A debate planned by the Durham Union Society (DUS) in conjunction with the Durham University Feminism Society (DUFS) has provoked controversy due to its inclusion of outspoken MEP Godfrey Bloom on the panel. The debate, due to take place this evening, will centre upon the motion ‘This House Believes that it’s a Woman’s World’ and Bloom’s fellow panellists will include Flo Perry, Sebastian Payne of the Spectator and Angela Towers of the No More Page 3 campaign. The Durham University Students against Austerity Society (DUSAA) has decided to oppose the event, claiming on their Facebook page that ‘[Bloom’s] bigotry and oppressive politics will outweigh the usefulness of his contribution to any conversation’.
The DUSAA goes on to state that ‘it is insulting to expect women to defend their rights against a misogynist’, thus demonstrating the DUS’s ‘lack of interest in women and its disrespect for the thought-provoking discussion it purports to promote within the university’. They plan to protest outside the debate venue against the provision ‘of a platform from which to propagate […Bloom’s views…] on behalf of the many groups that he seeks to vilify’.
In a statement released on Wednesday, DUS President Rishiraj Goenka defends the society’s decision to include Bloom on the proposition. He sustains that ‘members deserve to hear all sides of any argument’ and ‘will do a fine job of holding all [of the] speakers to account for their views’. He has ‘a lot of faith in the intelligence of Durham students’ and believes ‘that the best way to engage with elected representatives like Godfrey Bloom is to debate with them and hold them to account, rather than simply ignore or silence them.’
Rachel Piper, President of the DUFS, also supported the move, claiming that the society ‘engage[s] with events that reach a large audience such as Friday’s debate’ as its ‘goal on campus is to increase and improve the discussion of women’s rights’. She further ‘hope[s] that holding the debate in a public arena will provide an opportunity for people to challenge Bloom’s problematic opinions’.
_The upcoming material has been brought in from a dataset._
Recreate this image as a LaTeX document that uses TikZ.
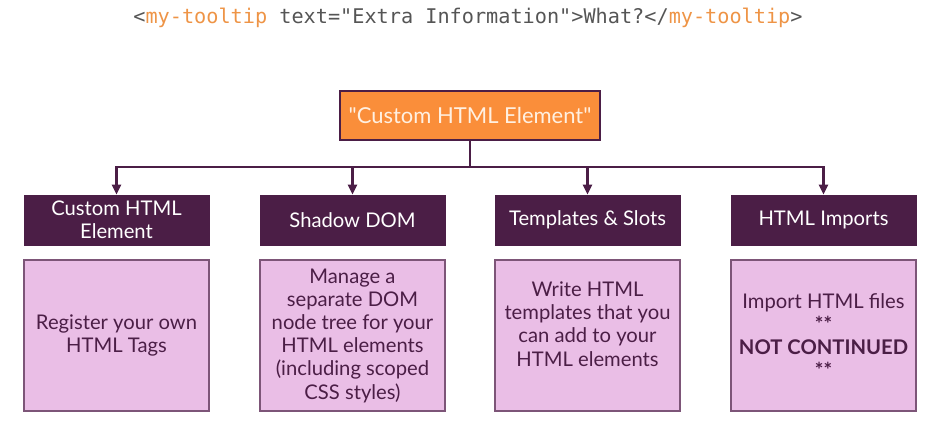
\documentclass[tikz,border=0pt]{standalone}
\usepackage{fontspec}
\setmainfont{Lato}
\setmonofont{DejaVu Sans Mono}
\newfontfamily\quotefont{Lato}
\usetikzlibrary{arrows.meta,positioning}
\definecolor{webpurple}{RGB}{75,30,70}
\definecolor{webpink}{RGB}{234,190,230}
\definecolor{pinkedge}{RGB}{125,85,120}
\definecolor{weborange}{RGB}{250,142,58}
\definecolor{orangetext}{RGB}{255,240,225}
\definecolor{codeorange}{RGB}{238,148,70}
\definecolor{codegrey}{RGB}{85,85,85}

\begin{document}
\begin{tikzpicture}[font=\fontsize{11.5}{13.2}\selectfont,
  root/.style={draw=webpurple,fill=weborange,line width=0.8pt,minimum width=5.2cm,minimum height=0.98cm,text=orangetext,font=\quotefont\fontsize{12.5}{15}\selectfont},
  hdr/.style={draw=webpurple,fill=webpurple,text=white,minimum width=3.7cm,minimum height=1cm,align=center,inner sep=2pt,font=\fontsize{11.5}{13}\selectfont},
  body/.style={draw=pinkedge,fill=webpink,line width=0.8pt,text=webpurple,minimum width=3.7cm,minimum height=3.02cm,align=center},
  arr/.style={-{Triangle[length=2mm,width=1.8mm]},line width=1.4pt,webpurple}]
\useasboundingbox (0,0) rectangle (18.58,-8.42);
\node[font=\ttfamily\fontsize{11.5}{14}\selectfont,text=codegrey] (code) at (9.36,-0.36)
 {<\textcolor{codeorange}{my-tooltip} text="Extra Information">What?</\textcolor{codeorange}{my-tooltip}>};
\node[root] (root) at (9.4,-2.31) {"Custom HTML Element"};
\coordinate (bus) at (9.4,-3.34);
% the four topics
\node[hdr] (h1) at (2.33,-4.4) {Custom HTML\\Element};
\node[hdr] (h2) at (7.05,-4.4) {Shadow DOM};
\node[hdr] (h3) at (11.75,-4.4) {Templates \& Slots};
\node[hdr] (h4) at (16.47,-4.4) {HTML Imports};
\node[body] (b1) at (2.33,-6.71) {Register your own\\HTML Tags};
\node[body] (b2) at (7.05,-6.71) {Manage a\\separate DOM\\node tree for your\\HTML elements\\(including scoped\\CSS styles)};
\node[body] (b3) at (11.75,-6.71) {Write HTML\\templates that you\\can add to your\\HTML elements\\\mbox{}};
\node[body] (b4) at (16.47,-6.71) {Import HTML files\\\textbf{**}\\\textbf{NOT CONTINUED}\\\textbf{**}};
\draw[arr] (root.south) -- (root.south|-bus) -| (h1.north);
\draw[arr] (root.south) -- (root.south|-bus) -| (h2.north);
\draw[arr] (root.south) -- (root.south|-bus) -| (h3.north);
\draw[arr] (root.south) -- (root.south|-bus) -| (h4.north);
\end{tikzpicture}
\end{document}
Godfrey Bloom was last seen in the Union’s chamber in November when invited to debate statutory gender quotas for corporate boards. He has been a polemical figure throughout his political career, facing claims of sexual assault against members of the University of Cambridge’s women’s rugby club in 2004 and later claiming that ‘most girls [in the sex trade] do it because they want to’ in response to criticism of his visits to Hong Kong brothels. He became embroiled in further scandal when he quit UKIP last September after referring to party conference attendees as ‘sluts’, just a month after arguing that feminists only exist due to ‘political fashion’ and seek ‘overt discrimination’ against men.